CHP’nin 7’nci Genel Başkanı Kemal Kılıçdaroğlu, Kıbrıs Barış Harekatı’nın 50’inci yıl dönümünde dönemin Başbakanı Bülent Ecevit’i Devlet Mezarlığı’ndaki kabrini ziyaret etti.
Kılıçdaroğlu, ”50 yıllık süreç içerisinde görüyoruz ki Ada’ya gerçekten de barış geldi. Hiç kimsenin burnu kanamadı. Bu harekatın başka bir özelliği, bağımsız bir devlet oluşturma konusunda Kıbrıs halkına önemli bir adımın, görevin verilmiş olmasıdır. Böylece Kıbrıslılar, Kıbrıs’ta bağımsız bir devlet olarak yollarına devam etmeliler. Bu sağlanabilirse gerçek anlamda barış pekişmiş olacaktır’’ dedi.
Kemal Kılıçdaroğlu, Kıbrıs Barış Harekatı’nın 50’inci yıl dönümünde dönemin Başbakan Bülent Ecevit’i Devlet Mezarlığı’nda bulunan kabrini ziyaret ederek, andı.
Kılıçdaroğlu’na CHP’li milletvekilleri Aliye Timisi Ersever, Deniz Demir, Okan Konuralp, Uğur Bayraktutan eşlik etti. Ecevit’in mezarına gül bırakan Kılıçdaroğlu, daha sonrasa eski CHP Genel Başkanı Deniz Baykal’ın kabirini de ziyaret etti.
Ecevit’in mezarı başındaki anmadan sonra açıklama yapan Kılıçdaroğlu, şunları söyledi:
-Bülent Ecevit, Kıbrıs Barış Hareketı’ndan sonra yaptığı basın açıklamasında, Kıbrıs’a sadece Türkler için değil Rumlar için de barışı getireceğiz demişti. 50 yıllık süreç içerisinde görüyoruz ki Ada’ya gerçekten de barış geldi.
-Hiç kimsenin burnu kanamadı. Bu harekatın başka bir özelliği, bağımsız bir devlet oluşturma konusunda Kıbrıs halkına önemli bir adımın, görevin verilmiş olmasıdır.
-Böylece Kıbrıslılar, Kıbrıs’ta bağımsız bir devlet olarak yollarına devam etmeliler.
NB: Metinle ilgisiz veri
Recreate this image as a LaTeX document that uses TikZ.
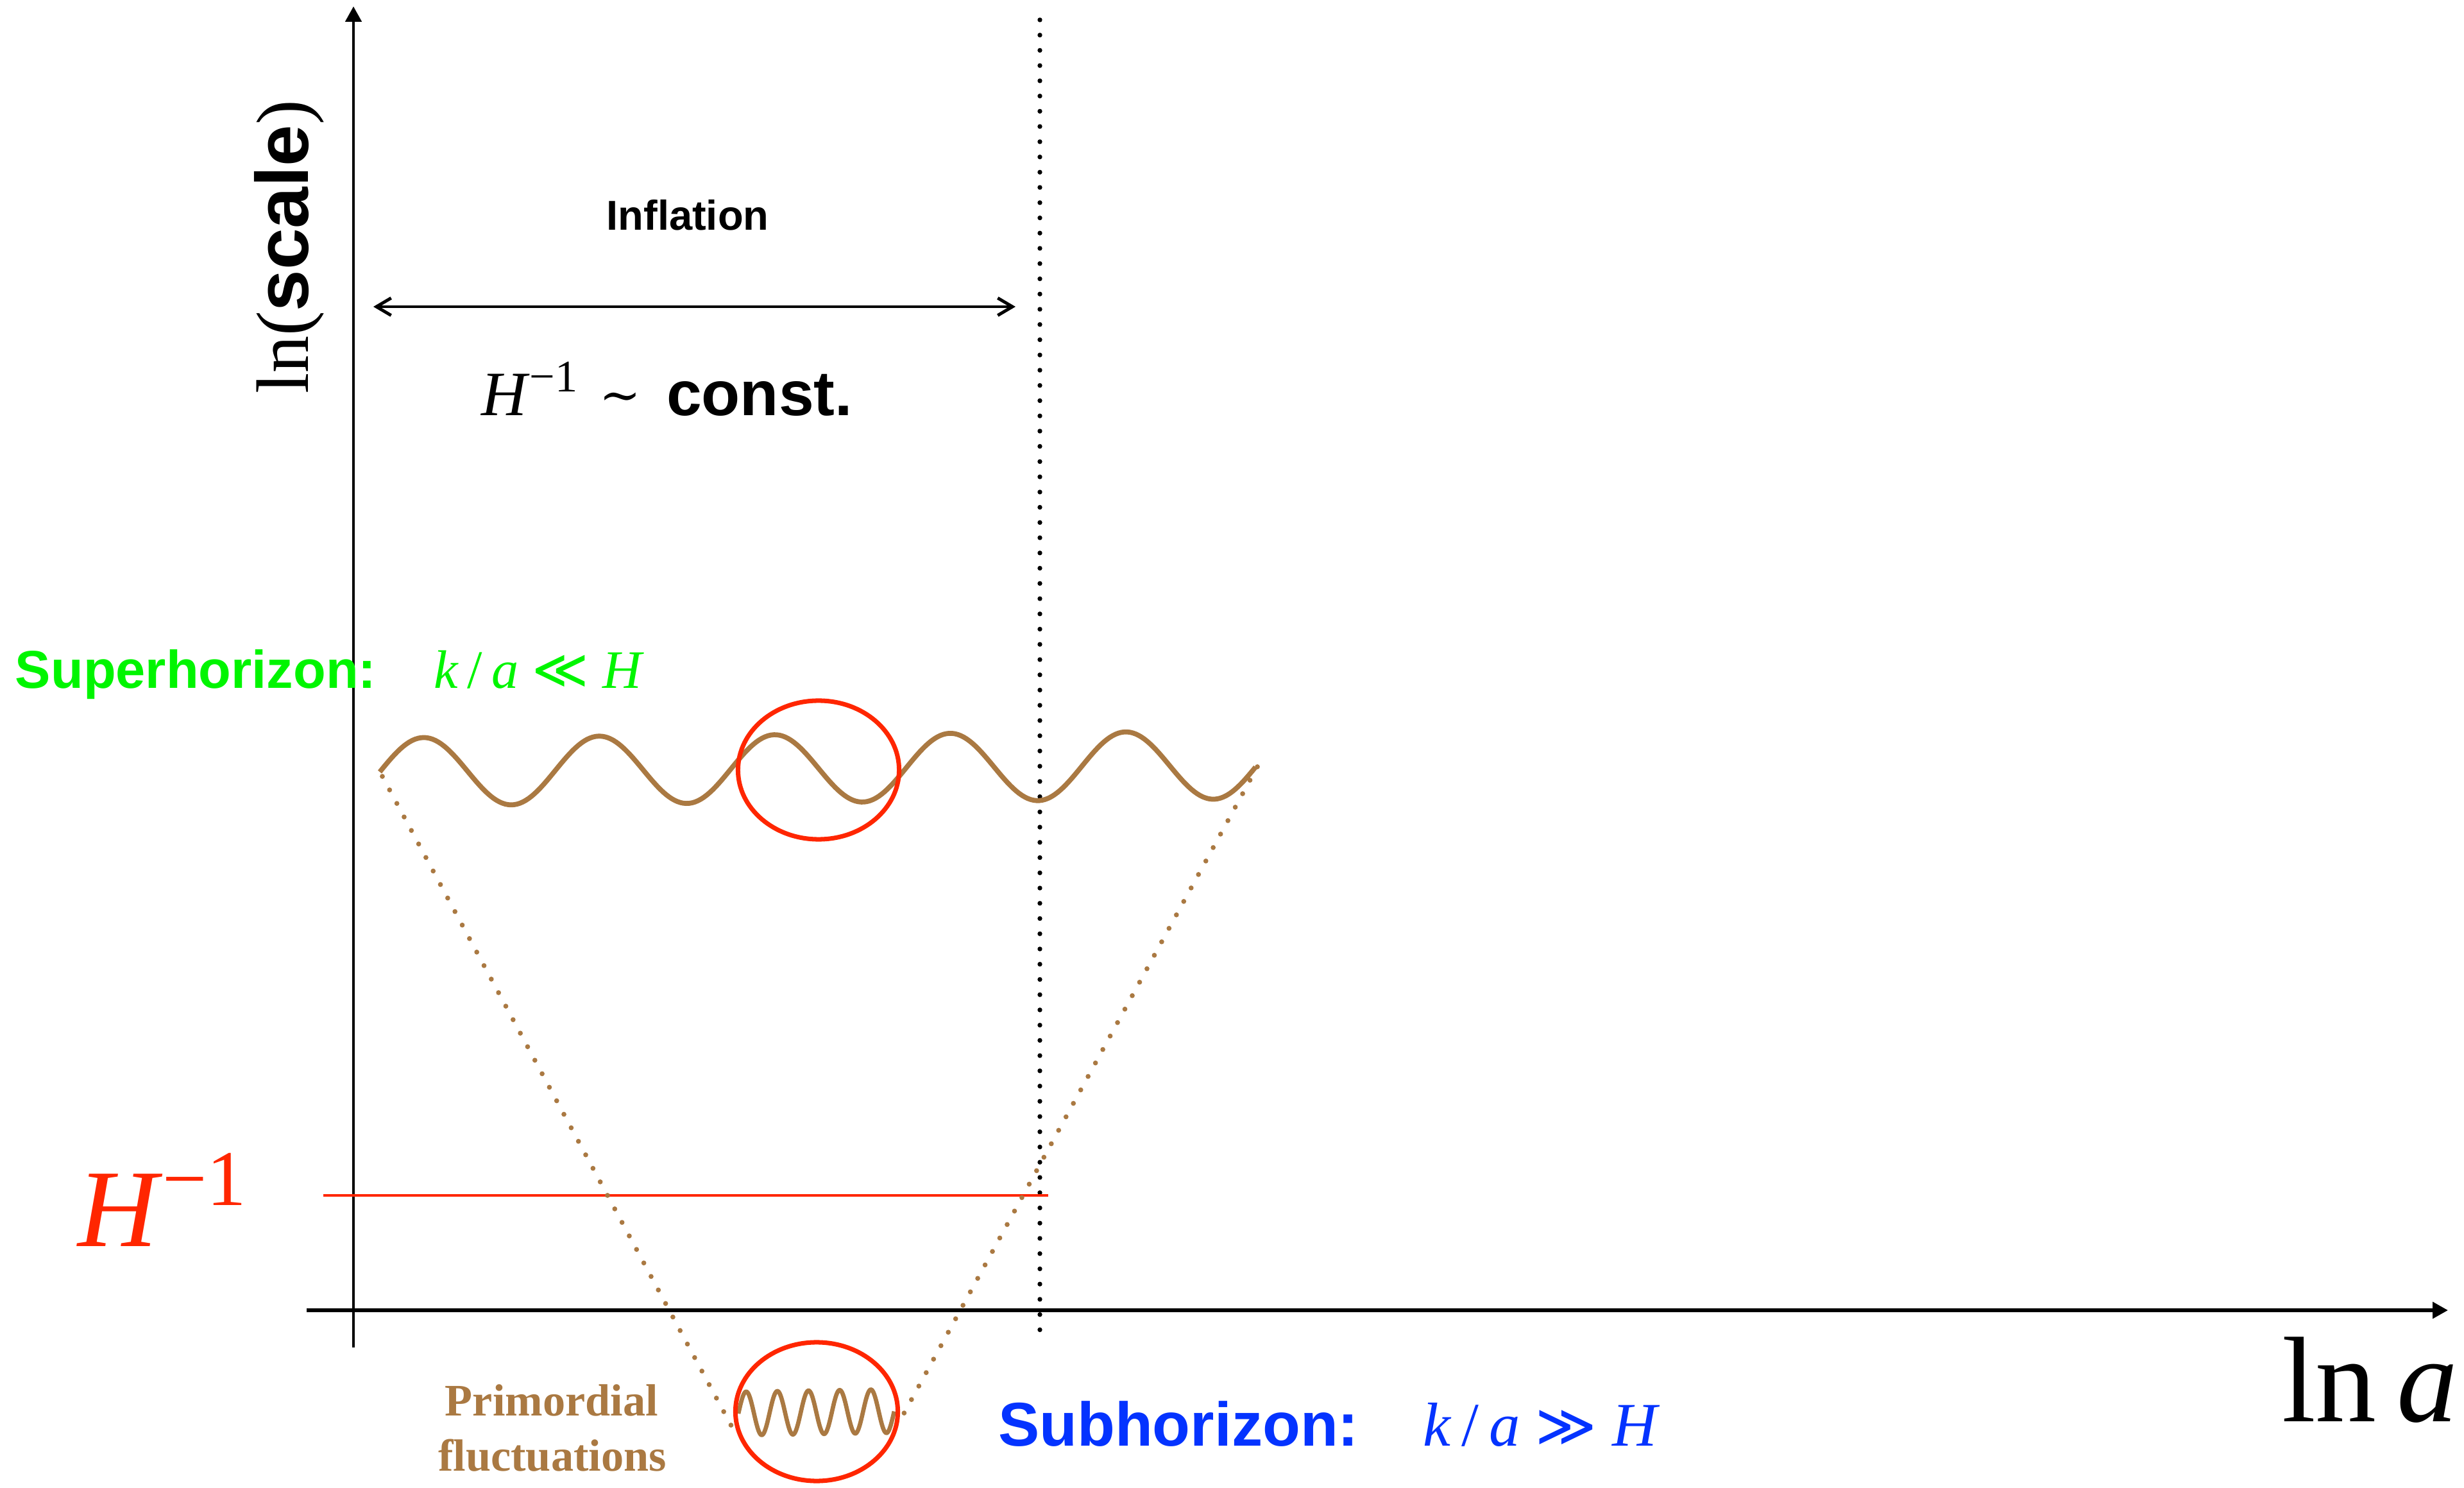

Bu sağlanabilirse gerçek anlamda barış pekişmiş olacaktır. İki ayrı ülke, iki ayrı devlet aynı ada içerisinden birbirlerine saygılı bir şekilde yaşamış olacaklar.
-Bu güvenliğin, barışın sağlanması ve Akdeniz’de huzurun olması açısından son değerli ve önemli.
Barış Harekatı’nın kahramanlarından bir diğeri de rahmetli Necmettin Erbakan. Başbakan Yardımcısı olarak aynı süreçte görev yaptı. Onun da kabiri İstanbul’da. Buradan ona da rahmet diliyoruz. Yaptığı görev dolayısıyla şükranlarımızı sunuyoruz.
Üzerinde durulması gereken bir şey daha var. Avrupa Birliği ülkeleri, Annan Planı sonrası bir referandum gerçekleşti ve o referandumda Türk tarafı olumlu oy kullandı. Avrupa Birliği eğer siz olumlu oy kullanırsanız, Rumlar olumlu oy kullanmasa bile biz size destek vereceğiz ve doğrudan ticaret tüzüğünü yürürlüğe koyarak, Avrupa Birliği Türk tarafıyla doğrudan ticari ilişkilere girecekti. Aradan uzun yıllar geçmesine karşın Avrupa Birliği bu görevini yapmadı. Her Avrupa’ya gittiğimde Avrupa Birliği yetkililerine yaptıklarının Avrupa’nın etik değerleriyle bağdaşmadığını, yeri zamanı geldiğinde bütün dünyaya ahlak dersi verdiğini ama bu sözünün tutmadığını her zaman söyledim. Yine rahmetli Ecevit’in mezarının başında aynı sözümü tekrar ediyorum. Avrupa Birliği verdiği sözü tutsun ve üzerine düşen görevi yapsın. Kuzey Kıbrıs Türk Cumhuriyeti ile doğrudan ticari ilişkilere girsin.”